Refinements and Extensions of Ziv's Model of Perfect Secrecy for Individual Sequences

TL;DR

This paper refines Ziv's model of perfect secrecy for individual sequences, deriving tighter bounds on key rates using various compression schemes, and extends the model to include side information for eavesdroppers and decrypters.

Contribution

It introduces more general finite-state eavesdropper classes, providing tighter bounds on key rates and extending the model to scenarios with side information.

Findings

Tighter bounds on key rates for perfect secrecy.

Universal lossless compression schemes can achieve these bounds.

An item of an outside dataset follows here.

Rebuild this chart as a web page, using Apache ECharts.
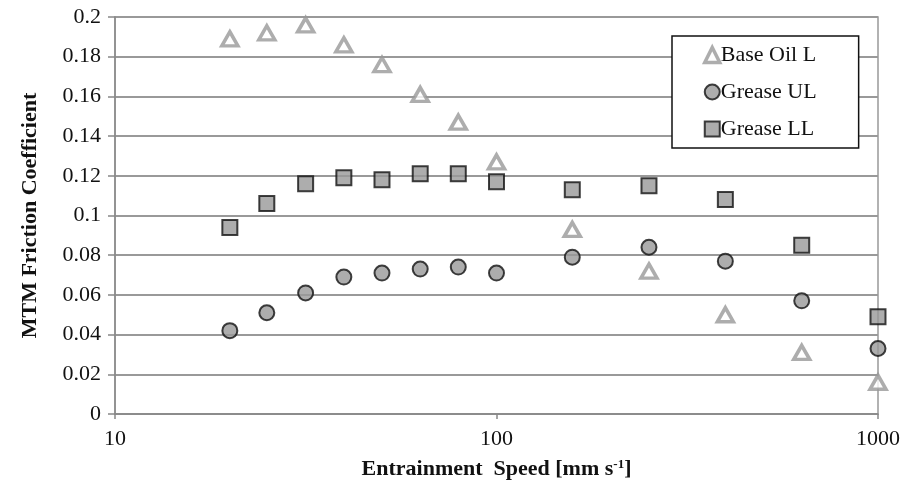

Extensions to scenarios with side information.

Abstract

We refine and extend Ziv's model and results regarding perfectly secure encryption of individual sequences. According to this model, the encrypter and the legitimate decrypter share in common a secret key, not shared with the unauthorized eavesdropper, who is aware of the encryption scheme and has some prior knowledge concerning the individual plaintext source sequence. This prior knowledge, combined with the cryptogram, is harnessed by eavesdropper which implements a finite-state machine as a mechanism for accepting or rejecting attempted guesses of the source plaintext. The encryption is considered perfectly secure if the cryptogram does not provide any new information to the eavesdropper that may enhance its knowledge concerning the plaintext beyond his prior knowledge. Ziv has shown that the key rate needed for perfect secrecy is essentially lower bounded by the finite-state compressibility of the plaintext sequence, a bound which is clearly asymptotically attained by Lempel-Ziv compression followed by one-time pad encryption. In this work, we consider some more general classes of finite-state eavesdroppers and derive the respective lower bounds on the key rates needed for perfect secrecy. These bounds are tighter and more refined than Ziv's bound and they are attained by encryption schemes that are based on different universal lossless compression schemes. We also extend our findings to the case where side information is available to the eavesdropper and the legitimate decrypter, but may or may not be available to the encrypter as well.